▶ Set exercise: Repeat every line of the listing below exactly, minus the pictures.

▶ Provided material:
────────────────────
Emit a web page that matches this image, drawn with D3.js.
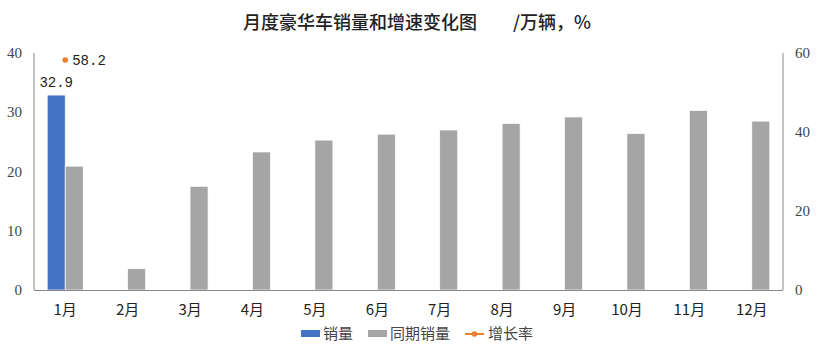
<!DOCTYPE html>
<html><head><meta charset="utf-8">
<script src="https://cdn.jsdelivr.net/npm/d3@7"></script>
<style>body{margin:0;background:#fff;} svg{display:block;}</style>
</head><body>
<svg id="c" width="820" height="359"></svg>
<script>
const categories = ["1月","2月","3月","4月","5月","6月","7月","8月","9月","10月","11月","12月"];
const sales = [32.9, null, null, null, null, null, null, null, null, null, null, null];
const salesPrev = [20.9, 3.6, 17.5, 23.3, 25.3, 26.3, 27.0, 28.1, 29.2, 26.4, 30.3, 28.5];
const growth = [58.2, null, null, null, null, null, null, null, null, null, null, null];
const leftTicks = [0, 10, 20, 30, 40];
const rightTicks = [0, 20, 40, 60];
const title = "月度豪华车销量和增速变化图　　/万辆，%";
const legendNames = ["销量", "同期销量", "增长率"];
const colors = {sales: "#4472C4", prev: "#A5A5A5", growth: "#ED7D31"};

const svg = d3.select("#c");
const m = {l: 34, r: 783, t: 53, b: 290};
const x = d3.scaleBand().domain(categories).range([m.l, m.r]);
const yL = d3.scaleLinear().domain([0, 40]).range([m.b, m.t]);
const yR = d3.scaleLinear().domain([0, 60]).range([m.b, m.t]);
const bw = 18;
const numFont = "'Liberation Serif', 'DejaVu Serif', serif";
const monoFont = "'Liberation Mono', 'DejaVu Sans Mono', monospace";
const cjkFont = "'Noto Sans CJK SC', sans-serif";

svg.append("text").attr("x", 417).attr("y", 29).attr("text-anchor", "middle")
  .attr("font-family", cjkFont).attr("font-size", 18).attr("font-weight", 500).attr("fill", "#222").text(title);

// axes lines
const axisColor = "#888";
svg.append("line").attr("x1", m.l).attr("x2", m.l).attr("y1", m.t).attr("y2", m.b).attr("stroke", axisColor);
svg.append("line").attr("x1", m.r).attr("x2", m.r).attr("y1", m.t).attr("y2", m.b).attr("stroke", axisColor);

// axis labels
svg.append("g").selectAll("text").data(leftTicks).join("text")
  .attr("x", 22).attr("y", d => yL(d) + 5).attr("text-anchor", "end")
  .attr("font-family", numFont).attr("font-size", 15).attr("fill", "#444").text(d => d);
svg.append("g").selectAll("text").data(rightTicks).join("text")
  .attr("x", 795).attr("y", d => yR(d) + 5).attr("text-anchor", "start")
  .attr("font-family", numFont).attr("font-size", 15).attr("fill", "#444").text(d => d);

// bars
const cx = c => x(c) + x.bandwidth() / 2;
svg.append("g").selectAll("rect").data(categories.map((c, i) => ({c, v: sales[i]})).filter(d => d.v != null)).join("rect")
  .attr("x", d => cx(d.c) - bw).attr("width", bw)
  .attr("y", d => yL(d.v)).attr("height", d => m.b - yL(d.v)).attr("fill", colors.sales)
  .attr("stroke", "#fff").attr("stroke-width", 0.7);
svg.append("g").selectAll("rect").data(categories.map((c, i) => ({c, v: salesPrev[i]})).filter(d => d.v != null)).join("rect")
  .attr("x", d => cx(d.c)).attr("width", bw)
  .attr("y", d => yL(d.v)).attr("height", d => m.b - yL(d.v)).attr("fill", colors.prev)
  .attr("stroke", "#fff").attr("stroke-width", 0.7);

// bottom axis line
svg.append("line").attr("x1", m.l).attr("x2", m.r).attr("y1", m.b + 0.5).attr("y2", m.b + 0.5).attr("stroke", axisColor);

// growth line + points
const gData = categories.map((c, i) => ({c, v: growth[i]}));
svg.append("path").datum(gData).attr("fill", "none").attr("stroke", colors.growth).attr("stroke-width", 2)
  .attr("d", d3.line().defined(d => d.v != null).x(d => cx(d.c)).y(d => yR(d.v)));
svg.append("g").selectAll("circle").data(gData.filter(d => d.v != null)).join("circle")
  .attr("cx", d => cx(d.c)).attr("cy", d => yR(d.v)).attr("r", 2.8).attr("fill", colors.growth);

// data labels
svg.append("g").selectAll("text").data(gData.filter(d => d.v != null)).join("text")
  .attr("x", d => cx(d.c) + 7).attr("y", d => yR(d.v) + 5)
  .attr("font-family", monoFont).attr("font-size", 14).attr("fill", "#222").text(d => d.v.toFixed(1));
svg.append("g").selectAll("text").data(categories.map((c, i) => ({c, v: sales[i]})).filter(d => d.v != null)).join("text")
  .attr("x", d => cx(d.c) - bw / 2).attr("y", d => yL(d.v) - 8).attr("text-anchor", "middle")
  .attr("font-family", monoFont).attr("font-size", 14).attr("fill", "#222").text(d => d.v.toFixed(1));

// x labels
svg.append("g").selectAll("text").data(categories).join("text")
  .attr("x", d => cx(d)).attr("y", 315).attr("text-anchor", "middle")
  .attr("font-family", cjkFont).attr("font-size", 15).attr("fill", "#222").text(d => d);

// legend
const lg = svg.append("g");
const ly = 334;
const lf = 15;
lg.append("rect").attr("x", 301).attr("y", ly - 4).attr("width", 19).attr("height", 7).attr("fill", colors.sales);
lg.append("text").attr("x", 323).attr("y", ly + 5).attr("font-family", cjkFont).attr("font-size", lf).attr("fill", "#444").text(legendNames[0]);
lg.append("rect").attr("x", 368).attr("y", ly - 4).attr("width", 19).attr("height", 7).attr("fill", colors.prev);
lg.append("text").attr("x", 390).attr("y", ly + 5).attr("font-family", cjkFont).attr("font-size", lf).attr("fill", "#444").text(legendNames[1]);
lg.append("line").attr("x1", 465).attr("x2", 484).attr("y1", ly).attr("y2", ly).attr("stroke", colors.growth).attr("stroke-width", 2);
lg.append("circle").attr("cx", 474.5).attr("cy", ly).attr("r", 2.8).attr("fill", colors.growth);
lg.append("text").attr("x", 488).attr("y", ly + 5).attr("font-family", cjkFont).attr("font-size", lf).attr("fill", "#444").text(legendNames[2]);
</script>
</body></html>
────────────────────
▶ Finished task:
Emit a web page that matches this image, drawn with D3.js.
<!DOCTYPE html>
<html><head><meta charset="utf-8">
<script src="https://cdn.jsdelivr.net/npm/d3@7"></script>
<style>body{margin:0;background:#fff;} svg{display:block;}</style>
</head><body>
<svg id="c" width="820" height="359"></svg>
<script>
const categories = ["1月","2月","3月","4月","5月","6月","7月","8月","9月","10月","11月","12月"];
const sales = [32.9, null, null, null, null, null, null, null, null, null, null, null];
const salesPrev = [20.9, 3.6, 17.5, 23.3, 25.3, 26.3, 27.0, 28.1, 29.2, 26.4, 30.3, 28.5];
const growth = [58.2, null, null, null, null, null, null, null, null, null, null, null];
const leftTicks = [0, 10, 20, 30, 40];
const rightTicks = [0, 20, 40, 60];
const title = "月度豪华车销量和增速变化图　　/万辆，%";
const legendNames = ["销量", "同期销量", "增长率"];
const colors = {sales: "#4472C4", prev: "#A5A5A5", growth: "#ED7D31"};

const svg = d3.select("#c");
const m = {l: 34, r: 783, t: 53, b: 290};
const x = d3.scaleBand().domain(categories).range([m.l, m.r]);
const yL = d3.scaleLinear().domain([0, 40]).range([m.b, m.t]);
const yR = d3.scaleLinear().domain([0, 60]).range([m.b, m.t]);
const bw = 18;
const numFont = "'Liberation Serif', 'DejaVu Serif', serif";
const monoFont = "'Liberation Mono', 'DejaVu Sans Mono', monospace";
const cjkFont = "'Noto Sans CJK SC', sans-serif";

svg.append("text").attr("x", 417).attr("y", 29).attr("text-anchor", "middle")
  .attr("font-family", cjkFont).attr("font-size", 18).attr("font-weight", 500).attr("fill", "#222").text(title);

// axes lines
const axisColor = "#888";
svg.append("line").attr("x1", m.l).attr("x2", m.l).attr("y1", m.t).attr("y2", m.b).attr("stroke", axisColor);
svg.append("line").attr("x1", m.r).attr("x2", m.r).attr("y1", m.t).attr("y2", m.b).attr("stroke", axisColor);

// axis labels
svg.append("g").selectAll("text").data(leftTicks).join("text")
  .attr("x", 22).attr("y", d => yL(d) + 5).attr("text-anchor", "end")
  .attr("font-family", numFont).attr("font-size", 15).attr("fill", "#444").text(d => d);
svg.append("g").selectAll("text").data(rightTicks).join("text")
  .attr("x", 795).attr("y", d => yR(d) + 5).attr("text-anchor", "start")
  .attr("font-family", numFont).attr("font-size", 15).attr("fill", "#444").text(d => d);

// bars
const cx = c => x(c) + x.bandwidth() / 2;
svg.append("g").selectAll("rect").data(categories.map((c, i) => ({c, v: sales[i]})).filter(d => d.v != null)).join("rect")
  .attr("x", d => cx(d.c) - bw).attr("width", bw)
  .attr("y", d => yL(d.v)).attr("height", d => m.b - yL(d.v)).attr("fill", colors.sales)
  .attr("stroke", "#fff").attr("stroke-width", 0.7);
svg.append("g").selectAll("rect").data(categories.map((c, i) => ({c, v: salesPrev[i]})).filter(d => d.v != null)).join("rect")
  .attr("x", d => cx(d.c)).attr("width", bw)
  .attr("y", d => yL(d.v)).attr("height", d => m.b - yL(d.v)).attr("fill", colors.prev)
  .attr("stroke", "#fff").attr("stroke-width", 0.7);

// bottom axis line
svg.append("line").attr("x1", m.l).attr("x2", m.r).attr("y1", m.b + 0.5).attr("y2", m.b + 0.5).attr("stroke", axisColor);

// growth line + points
const gData = categories.map((c, i) => ({c, v: growth[i]}));
svg.append("path").datum(gData).attr("fill", "none").attr("stroke", colors.growth).attr("stroke-width", 2)
  .attr("d", d3.line().defined(d => d.v != null).x(d => cx(d.c)).y(d => yR(d.v)));
svg.append("g").selectAll("circle").data(gData.filter(d => d.v != null)).join("circle")
  .attr("cx", d => cx(d.c)).attr("cy", d => yR(d.v)).attr("r", 2.8).attr("fill", colors.growth);

// data labels
svg.append("g").selectAll("text").data(gData.filter(d => d.v != null)).join("text")
  .attr("x", d => cx(d.c) + 7).attr("y", d => yR(d.v) + 5)
  .attr("font-family", monoFont).attr("font-size", 14).attr("fill", "#222").text(d => d.v.toFixed(1));
svg.append("g").selectAll("text").data(categories.map((c, i) => ({c, v: sales[i]})).filter(d => d.v != null)).join("text")
  .attr("x", d => cx(d.c) - bw / 2).attr("y", d => yL(d.v) - 8).attr("text-anchor", "middle")
  .attr("font-family", monoFont).attr("font-size", 14).attr("fill", "#222").text(d => d.v.toFixed(1));

// x labels
svg.append("g").selectAll("text").data(categories).join("text")
  .attr("x", d => cx(d)).attr("y", 315).attr("text-anchor", "middle")
  .attr("font-family", cjkFont).attr("font-size", 15).attr("fill", "#222").text(d => d);

// legend
const lg = svg.append("g");
const ly = 334;
const lf = 15;
lg.append("rect").attr("x", 301).attr("y", ly - 4).attr("width", 19).attr("height", 7).attr("fill", colors.sales);
lg.append("text").attr("x", 323).attr("y", ly + 5).attr("font-family", cjkFont).attr("font-size", lf).attr("fill", "#444").text(legendNames[0]);
lg.append("rect").attr("x", 368).attr("y", ly - 4).attr("width", 19).attr("height", 7).attr("fill", colors.prev);
lg.append("text").attr("x", 390).attr("y", ly + 5).attr("font-family", cjkFont).attr("font-size", lf).attr("fill", "#444").text(legendNames[1]);
lg.append("line").attr("x1", 465).attr("x2", 484).attr("y1", ly).attr("y2", ly).attr("stroke", colors.growth).attr("stroke-width", 2);
lg.append("circle").attr("cx", 474.5).attr("cy", ly).attr("r", 2.8).attr("fill", colors.growth);
lg.append("text").attr("x", 488).attr("y", ly + 5).attr("font-family", cjkFont).attr("font-size", lf).attr("fill", "#444").text(legendNames[2]);
</script>
</body></html>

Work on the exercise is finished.